Weeds in garden beds may be spot sprayed with a herbicide if great care is taken not to spray any desirable plants. If the herbicide does make contact with a desirable plant it should be washed off immediately with water to reduce possible damage. The active constituents glyphosate and pine oil can be used for spot spraying in garden beds as they don’t leave a residue in the soil.
There are a few precautions that should be taken when applying herbicides in garden beds.
- It may be necessary to adjust your spray nozzle to produce large droplets rather than a fine mist spray, as large droplets are heavier and are therefore less likely to drift onto desireable plants.
- Keeping the spray nozzle as close to the target weed as possible will also reduce the chance of drift. A small paintbrush may be a safer alternative for herbicide application than a sprayer when applying to weeds in very close proximity to desirable plants. Care must be taken not to flick the paintbrush.
- Never apply herbicides with a sprayer when wind is strong enough to cause a drift hazard.
Herbicides are a very efficient way of controlling weeds in the home garden lawn. For maximum affect on the weeds and greatest safety to the lawn, the active constituent in the herbicide needs to be active on the weed species present and safe to use on the lawn species in question. All of this information is displayed on the herbicide label.
The majority of broadleaf weeds in the lawn can be controlled with a range of selective herbicides. However there are fewer selective herbicide options available for the control of grass weeds and sedges in the lawn. Summer grass, barnyard grass and paspalum can be controlled with selective herbicides containing the active constituent DSMA, while nut grass and mullimbimby couch can be controlled with selective herbicides containing the active constituent DSMA, or halosulfuron methyl.
It should be noted that selective lawn herbicides may damage soft new lawn growth that occurs after fertilising or top dressing. Herbicides can be safely applied after this new growth matures. This takes about four weeks.
Paths, pavers and driveways
Weeds growing through cracks in paths, pavers and driveways can become a real nuisance. To overcome the repetitive task of hand weeding or spraying with a contact or systemic herbicide a residual herbicide can be applied. Residual herbicides when applied to bare dirt, pavers and cracks in paths and driveways can remain active in the soil for up to 12 months, making hand weeding of these sprayed areas a non-event instead of a monthly one.
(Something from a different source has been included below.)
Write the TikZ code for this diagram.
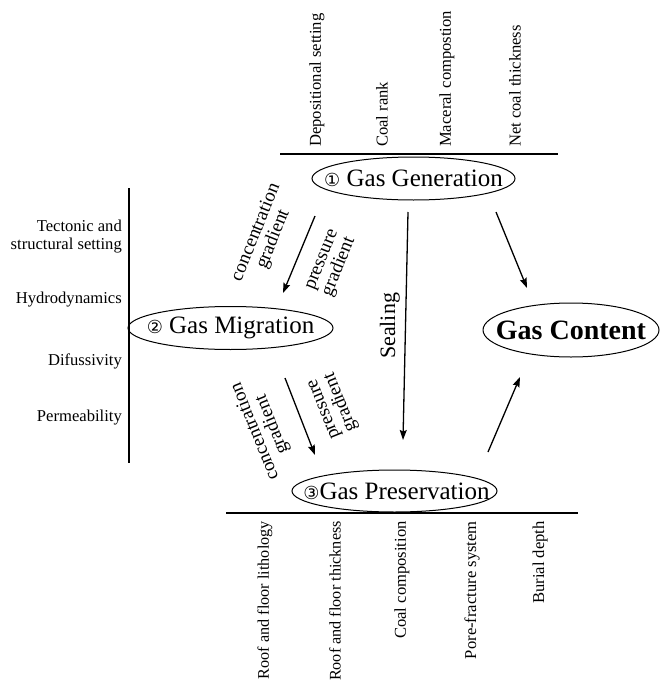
\documentclass[tikz,border=0pt]{standalone}
\usepackage{fontspec}
\setmainfont{Liberation Serif}
\newfontfamily\circfont{DejaVu Sans}
\usetikzlibrary{arrows.meta,shapes.geometric}
\newcommand{\circnum}[1]{{\circfont\fontsize{18}{18}\selectfont #1}}

\begin{document}
\begin{tikzpicture}[x=1pt,y=-1pt,
  factor/.style={inner sep=0pt,font=\fontsize{16.6}{18}\selectfont},
  stage/.style={draw,ellipse,inner sep=0pt,line width=1pt,font=\fontsize{25}{25}\selectfont},
  flow/.style={-{Stealth[length=10pt,width=7pt,inset=1.5pt]},line width=1.3pt},
  grad/.style={align=center,inner sep=0pt,font=\fontsize{19}{18.5}\selectfont}]
\useasboundingbox (0,0) rectangle (661,685);

% stages
\node[stage,minimum width=203pt,minimum height=43pt] (gen) at (413.5,178.5) {\makebox[0pt]{\circnum{①} Gas Generation}};
\node[stage,minimum width=205pt,minimum height=43pt] (mig) at (230.5,328) {\makebox[0pt]{\circnum{②} Gas Migration}};
\node[stage,minimum width=205pt,minimum height=42pt] (pres) at (394.5,491) {\makebox[0pt]{\hspace{4pt}\circnum{③}Gas Preservation}};
\node[stage,minimum width=176pt,minimum height=54pt,font=\fontsize{28}{28}\selectfont\bfseries] (content) at (571,330) {\makebox[0pt]{Gas Content}};

% generation factors
\coordinate (topL) at (280,154);
\coordinate (topR) at (558,154);
\draw[line width=1.1pt] (topL) -- (topR);
\node[factor,rotate=90,anchor=west] (depo) at (317,147) {Depositional setting};
\node[factor,rotate=90,anchor=west] (rank) at (382,147) {Coal rank};
\node[factor,rotate=90,anchor=west] (maceral) at (447,147) {Maceral compostion};
\node[factor,rotate=90,anchor=west] (thick) at (515,147) {Net coal thickness};

% migration factors
\coordinate (leftT) at (129,188);
\coordinate (leftB) at (129,463);
\draw[line width=1.1pt] (leftT) -- (leftB);
\node[factor,anchor=east,align=right] (tect) at (122,237) {Tectonic and\\structural setting};
\node[factor,anchor=east] (hydro) at (122,300) {Hydrodynamics};
\node[factor,anchor=east] (diff) at (122,361) {Difussivity};
\node[factor,anchor=east] (perm) at (122,418) {Permeability};

% preservation factors
\coordinate (botL) at (226,513);
\coordinate (botR) at (578,513);
\draw[line width=1.1pt] (botL) -- (botR);
\node[factor,rotate=90,anchor=east,font=\fontsize{16.2}{18}\selectfont] (litho) at (265,521) {Roof and floor lithology};
\node[factor,rotate=90,anchor=east,font=\fontsize{16.2}{18}\selectfont] (rfthick) at (335,521) {Roof and floor thickness};
\node[factor,rotate=90,anchor=east] (comp) at (402,521) {Coal composition};
\node[factor,rotate=90,anchor=east] (pore) at (472,521) {Pore-fracture system};
\node[factor,rotate=90,anchor=east] (depth) at (540,521) {Burial depth};

% arrows
\draw[flow] ([shift={(-98.5,37.5)}]gen.center) -- ([shift={(52.5,-35)}]mig.center);
\draw[flow] ([shift={(54.5,50)}]mig.center) -- ([shift={(-79.5,-36)}]pres.center);
\draw[flow] ([shift={(-5.5,33.5)}]gen.center) -- ([shift={(8.5,-51)}]pres.center)
  node[midway,rotate=90,anchor=south,inner sep=5pt,font=\fontsize{22}{22}\selectfont] {Sealing};
\draw[flow] ([shift={(82.5,33.5)}]gen.center) -- ([shift={(-44,-42)}]content.center);
\draw[flow] ([shift={(93.5,-39)}]pres.center) -- ([shift={(-51,47)}]content.center);

% gradient labels
\node[grad,rotate=68] (conc1) at (265,236) {concentration\\gradient};
\node[grad,rotate=68] (press1) at (332,264) {pressure\\gradient};
\node[grad,rotate=112] (conc2) at (264,428) {concentration\\gradient};
\node[grad,rotate=112] (press2) at (334,405) {pressure\\gradient};
\end{tikzpicture}
\end{document}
When using residual herbicides, there are a few important rules that need to be followed, to ensure maximum weed control and minimum damage to the surrounding desirable plants.
1. Before application, any existing weeds must be removed so that a bare surface is left to spray. After application the herbicide needs to be watered in, either by rain or with the sprinkler, to move the chemical into the soil band where weed seeds germinate. Weed seeds that germinate below the chemical band will not be controlled.
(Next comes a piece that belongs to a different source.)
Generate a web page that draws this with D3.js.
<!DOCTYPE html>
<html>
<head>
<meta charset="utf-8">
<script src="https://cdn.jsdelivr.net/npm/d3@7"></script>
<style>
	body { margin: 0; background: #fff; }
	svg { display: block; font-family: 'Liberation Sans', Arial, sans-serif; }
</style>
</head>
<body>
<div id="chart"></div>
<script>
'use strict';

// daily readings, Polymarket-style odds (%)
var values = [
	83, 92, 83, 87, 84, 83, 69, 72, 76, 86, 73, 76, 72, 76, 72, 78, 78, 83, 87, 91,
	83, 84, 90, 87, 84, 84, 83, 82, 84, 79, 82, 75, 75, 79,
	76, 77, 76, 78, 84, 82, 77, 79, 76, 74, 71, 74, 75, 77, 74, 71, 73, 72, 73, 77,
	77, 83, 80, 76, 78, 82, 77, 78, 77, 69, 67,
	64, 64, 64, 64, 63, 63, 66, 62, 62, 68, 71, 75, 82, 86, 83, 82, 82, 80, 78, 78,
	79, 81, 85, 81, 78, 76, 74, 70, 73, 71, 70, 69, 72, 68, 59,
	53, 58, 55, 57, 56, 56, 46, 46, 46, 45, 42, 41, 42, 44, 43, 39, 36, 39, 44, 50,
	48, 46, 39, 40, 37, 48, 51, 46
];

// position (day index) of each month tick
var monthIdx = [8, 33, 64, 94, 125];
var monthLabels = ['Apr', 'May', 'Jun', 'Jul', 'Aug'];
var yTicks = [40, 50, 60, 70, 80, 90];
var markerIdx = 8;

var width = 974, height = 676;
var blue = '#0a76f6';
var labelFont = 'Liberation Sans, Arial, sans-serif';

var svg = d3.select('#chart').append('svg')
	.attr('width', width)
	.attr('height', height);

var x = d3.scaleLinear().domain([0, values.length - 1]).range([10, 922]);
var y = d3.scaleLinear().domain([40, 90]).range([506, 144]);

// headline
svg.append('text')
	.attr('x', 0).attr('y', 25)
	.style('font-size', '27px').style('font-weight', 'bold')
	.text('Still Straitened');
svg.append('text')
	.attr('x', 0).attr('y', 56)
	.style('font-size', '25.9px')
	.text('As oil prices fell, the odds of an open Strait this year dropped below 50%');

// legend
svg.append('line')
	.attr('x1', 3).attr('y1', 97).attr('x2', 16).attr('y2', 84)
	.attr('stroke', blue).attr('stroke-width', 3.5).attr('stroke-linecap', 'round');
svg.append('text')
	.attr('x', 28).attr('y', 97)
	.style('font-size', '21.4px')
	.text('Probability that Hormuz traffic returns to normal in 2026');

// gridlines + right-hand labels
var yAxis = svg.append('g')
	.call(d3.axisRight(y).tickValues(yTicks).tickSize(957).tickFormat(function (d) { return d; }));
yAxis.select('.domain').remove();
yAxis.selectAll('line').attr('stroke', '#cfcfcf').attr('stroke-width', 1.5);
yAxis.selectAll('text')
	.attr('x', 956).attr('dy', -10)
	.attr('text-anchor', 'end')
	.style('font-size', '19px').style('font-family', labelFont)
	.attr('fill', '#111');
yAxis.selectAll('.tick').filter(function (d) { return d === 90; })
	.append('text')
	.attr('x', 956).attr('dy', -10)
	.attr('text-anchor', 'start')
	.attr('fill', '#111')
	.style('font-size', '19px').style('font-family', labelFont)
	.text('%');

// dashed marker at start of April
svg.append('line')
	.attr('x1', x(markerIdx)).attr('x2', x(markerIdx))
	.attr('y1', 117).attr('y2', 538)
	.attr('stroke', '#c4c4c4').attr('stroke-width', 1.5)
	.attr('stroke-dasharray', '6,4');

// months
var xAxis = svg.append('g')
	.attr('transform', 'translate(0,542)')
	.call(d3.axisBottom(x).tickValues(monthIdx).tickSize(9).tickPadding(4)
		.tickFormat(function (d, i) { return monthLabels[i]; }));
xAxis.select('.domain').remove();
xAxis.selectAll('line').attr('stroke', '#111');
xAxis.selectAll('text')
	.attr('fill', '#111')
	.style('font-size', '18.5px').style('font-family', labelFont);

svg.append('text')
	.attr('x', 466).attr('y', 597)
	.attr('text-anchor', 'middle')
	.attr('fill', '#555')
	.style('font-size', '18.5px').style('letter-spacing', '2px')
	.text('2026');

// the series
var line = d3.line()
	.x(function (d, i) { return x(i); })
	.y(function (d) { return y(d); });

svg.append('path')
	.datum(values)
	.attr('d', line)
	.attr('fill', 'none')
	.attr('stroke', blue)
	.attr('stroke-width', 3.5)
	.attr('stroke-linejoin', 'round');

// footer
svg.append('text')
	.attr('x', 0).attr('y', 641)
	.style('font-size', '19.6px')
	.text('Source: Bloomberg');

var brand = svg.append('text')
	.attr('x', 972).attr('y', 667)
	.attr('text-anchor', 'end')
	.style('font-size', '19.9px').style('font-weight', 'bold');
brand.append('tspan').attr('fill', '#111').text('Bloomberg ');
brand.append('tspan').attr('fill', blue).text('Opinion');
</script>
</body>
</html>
2. Residual herbicides should not be applied to areas where desirable plants/lawn are growing, or will be planted within the next 12 months.
3. While spraying the herbicide do not allow it to drift onto desirable plants.
4. Residual herbicides should not be applied to areas that directly drain onto lawn or garden beds.
It is important to use all of these practices together and not rely on just one to achieve optimum results in weed control.